▶ **WHAT TO DO**
Copy the data precisely, character for character, and leave out every picture.

▶ **DATA BLOCK**
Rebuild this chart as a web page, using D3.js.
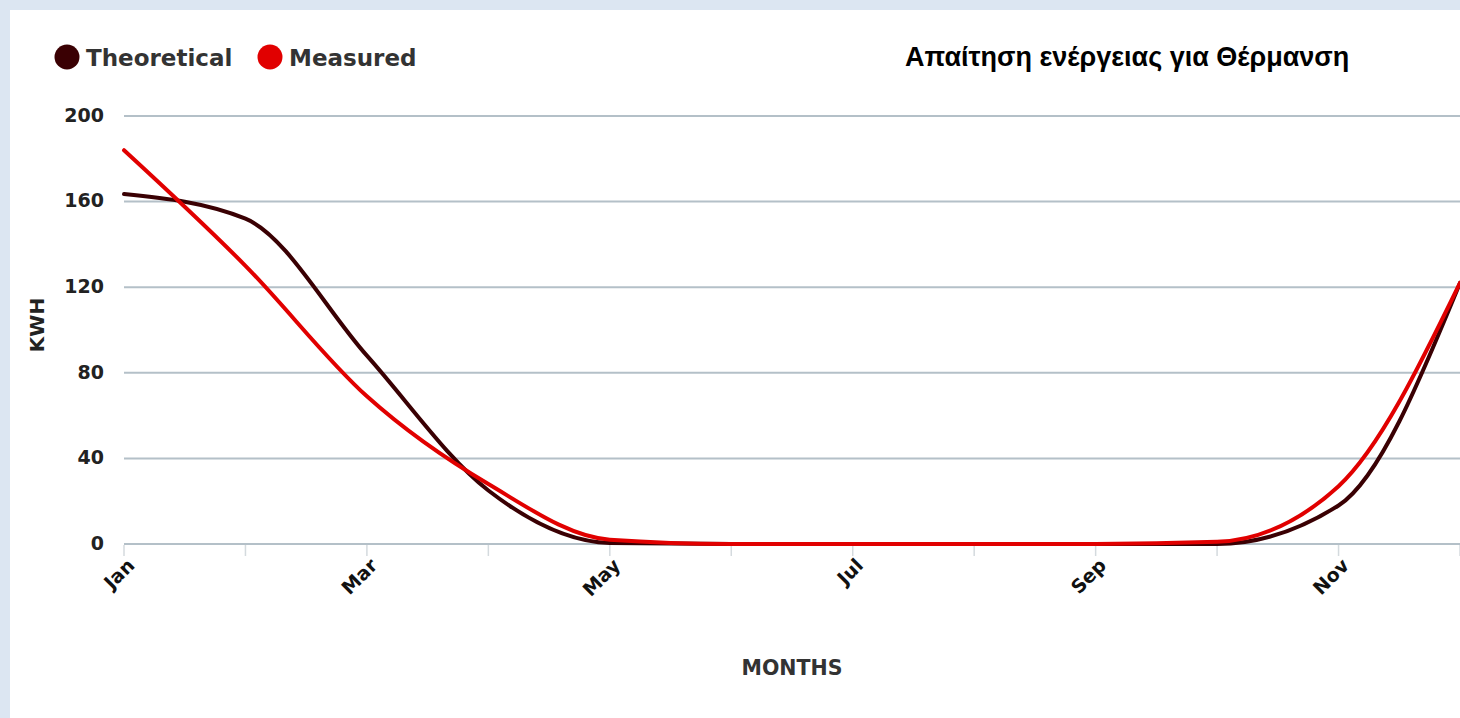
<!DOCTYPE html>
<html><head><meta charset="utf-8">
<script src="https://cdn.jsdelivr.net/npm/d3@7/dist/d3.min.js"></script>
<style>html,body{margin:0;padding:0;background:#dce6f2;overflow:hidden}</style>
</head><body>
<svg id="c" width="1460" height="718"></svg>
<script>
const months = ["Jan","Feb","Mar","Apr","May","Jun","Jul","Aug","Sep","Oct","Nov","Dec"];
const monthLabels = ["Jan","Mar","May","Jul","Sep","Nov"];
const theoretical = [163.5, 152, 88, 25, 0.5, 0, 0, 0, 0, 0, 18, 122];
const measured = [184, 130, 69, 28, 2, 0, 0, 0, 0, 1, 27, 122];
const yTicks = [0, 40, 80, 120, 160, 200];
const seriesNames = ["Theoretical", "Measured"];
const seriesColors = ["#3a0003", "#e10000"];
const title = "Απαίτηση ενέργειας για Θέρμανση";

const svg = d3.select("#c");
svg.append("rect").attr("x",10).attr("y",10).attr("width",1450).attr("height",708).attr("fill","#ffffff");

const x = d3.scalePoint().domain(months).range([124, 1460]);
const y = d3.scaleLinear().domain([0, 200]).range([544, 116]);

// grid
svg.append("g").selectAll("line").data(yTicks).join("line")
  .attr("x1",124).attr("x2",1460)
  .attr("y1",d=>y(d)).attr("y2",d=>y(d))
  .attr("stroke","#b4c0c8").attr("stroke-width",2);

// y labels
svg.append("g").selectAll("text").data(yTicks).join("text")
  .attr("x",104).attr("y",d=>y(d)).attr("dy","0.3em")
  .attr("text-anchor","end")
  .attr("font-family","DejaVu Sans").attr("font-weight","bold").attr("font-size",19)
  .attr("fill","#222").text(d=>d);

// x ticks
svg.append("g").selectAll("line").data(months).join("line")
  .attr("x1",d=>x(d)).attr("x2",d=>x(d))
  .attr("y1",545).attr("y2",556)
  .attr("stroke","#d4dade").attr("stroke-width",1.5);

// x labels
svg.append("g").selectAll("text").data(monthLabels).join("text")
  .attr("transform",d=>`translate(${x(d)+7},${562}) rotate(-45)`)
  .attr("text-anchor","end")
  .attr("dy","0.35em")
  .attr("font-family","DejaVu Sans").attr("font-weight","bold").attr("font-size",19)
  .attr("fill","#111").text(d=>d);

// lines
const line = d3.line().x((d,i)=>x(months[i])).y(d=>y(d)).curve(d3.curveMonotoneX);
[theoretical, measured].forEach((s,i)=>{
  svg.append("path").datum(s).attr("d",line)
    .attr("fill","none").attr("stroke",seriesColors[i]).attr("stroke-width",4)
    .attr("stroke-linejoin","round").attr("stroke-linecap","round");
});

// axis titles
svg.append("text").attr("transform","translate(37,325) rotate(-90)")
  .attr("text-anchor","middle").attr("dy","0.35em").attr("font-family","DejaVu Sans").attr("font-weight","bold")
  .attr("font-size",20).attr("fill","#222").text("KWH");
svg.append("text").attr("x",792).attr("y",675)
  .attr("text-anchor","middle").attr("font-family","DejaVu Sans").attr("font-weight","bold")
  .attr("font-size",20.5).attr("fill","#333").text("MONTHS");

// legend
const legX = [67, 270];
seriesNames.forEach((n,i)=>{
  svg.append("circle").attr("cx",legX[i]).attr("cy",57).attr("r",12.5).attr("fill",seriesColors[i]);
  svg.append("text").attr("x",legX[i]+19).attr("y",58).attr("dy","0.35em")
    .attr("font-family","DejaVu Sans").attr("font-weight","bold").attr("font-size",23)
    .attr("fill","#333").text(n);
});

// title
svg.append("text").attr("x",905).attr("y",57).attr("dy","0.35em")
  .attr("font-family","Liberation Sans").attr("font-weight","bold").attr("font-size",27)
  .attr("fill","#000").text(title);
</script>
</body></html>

▶ **COMPLETED TASK**
Rebuild this chart as a web page, using D3.js.
<!DOCTYPE html>
<html><head><meta charset="utf-8">
<script src="https://cdn.jsdelivr.net/npm/d3@7/dist/d3.min.js"></script>
<style>html,body{margin:0;padding:0;background:#dce6f2;overflow:hidden}</style>
</head><body>
<svg id="c" width="1460" height="718"></svg>
<script>
const months = ["Jan","Feb","Mar","Apr","May","Jun","Jul","Aug","Sep","Oct","Nov","Dec"];
const monthLabels = ["Jan","Mar","May","Jul","Sep","Nov"];
const theoretical = [163.5, 152, 88, 25, 0.5, 0, 0, 0, 0, 0, 18, 122];
const measured = [184, 130, 69, 28, 2, 0, 0, 0, 0, 1, 27, 122];
const yTicks = [0, 40, 80, 120, 160, 200];
const seriesNames = ["Theoretical", "Measured"];
const seriesColors = ["#3a0003", "#e10000"];
const title = "Απαίτηση ενέργειας για Θέρμανση";

const svg = d3.select("#c");
svg.append("rect").attr("x",10).attr("y",10).attr("width",1450).attr("height",708).attr("fill","#ffffff");

const x = d3.scalePoint().domain(months).range([124, 1460]);
const y = d3.scaleLinear().domain([0, 200]).range([544, 116]);

// grid
svg.append("g").selectAll("line").data(yTicks).join("line")
  .attr("x1",124).attr("x2",1460)
  .attr("y1",d=>y(d)).attr("y2",d=>y(d))
  .attr("stroke","#b4c0c8").attr("stroke-width",2);

// y labels
svg.append("g").selectAll("text").data(yTicks).join("text")
  .attr("x",104).attr("y",d=>y(d)).attr("dy","0.3em")
  .attr("text-anchor","end")
  .attr("font-family","DejaVu Sans").attr("font-weight","bold").attr("font-size",19)
  .attr("fill","#222").text(d=>d);

// x ticks
svg.append("g").selectAll("line").data(months).join("line")
  .attr("x1",d=>x(d)).attr("x2",d=>x(d))
  .attr("y1",545).attr("y2",556)
  .attr("stroke","#d4dade").attr("stroke-width",1.5);

// x labels
svg.append("g").selectAll("text").data(monthLabels).join("text")
  .attr("transform",d=>`translate(${x(d)+7},${562}) rotate(-45)`)
  .attr("text-anchor","end")
  .attr("dy","0.35em")
  .attr("font-family","DejaVu Sans").attr("font-weight","bold").attr("font-size",19)
  .attr("fill","#111").text(d=>d);

// lines
const line = d3.line().x((d,i)=>x(months[i])).y(d=>y(d)).curve(d3.curveMonotoneX);
[theoretical, measured].forEach((s,i)=>{
  svg.append("path").datum(s).attr("d",line)
    .attr("fill","none").attr("stroke",seriesColors[i]).attr("stroke-width",4)
    .attr("stroke-linejoin","round").attr("stroke-linecap","round");
});

// axis titles
svg.append("text").attr("transform","translate(37,325) rotate(-90)")
  .attr("text-anchor","middle").attr("dy","0.35em").attr("font-family","DejaVu Sans").attr("font-weight","bold")
  .attr("font-size",20).attr("fill","#222").text("KWH");
svg.append("text").attr("x",792).attr("y",675)
  .attr("text-anchor","middle").attr("font-family","DejaVu Sans").attr("font-weight","bold")
  .attr("font-size",20.5).attr("fill","#333").text("MONTHS");

// legend
const legX = [67, 270];
seriesNames.forEach((n,i)=>{
  svg.append("circle").attr("cx",legX[i]).attr("cy",57).attr("r",12.5).attr("fill",seriesColors[i]);
  svg.append("text").attr("x",legX[i]+19).attr("y",58).attr("dy","0.35em")
    .attr("font-family","DejaVu Sans").attr("font-weight","bold").attr("font-size",23)
    .attr("fill","#333").text(n);
});

// title
svg.append("text").attr("x",905).attr("y",57).attr("dy","0.35em")
  .attr("font-family","Liberation Sans").attr("font-weight","bold").attr("font-size",27)
  .attr("fill","#000").text(title);
</script>
</body></html>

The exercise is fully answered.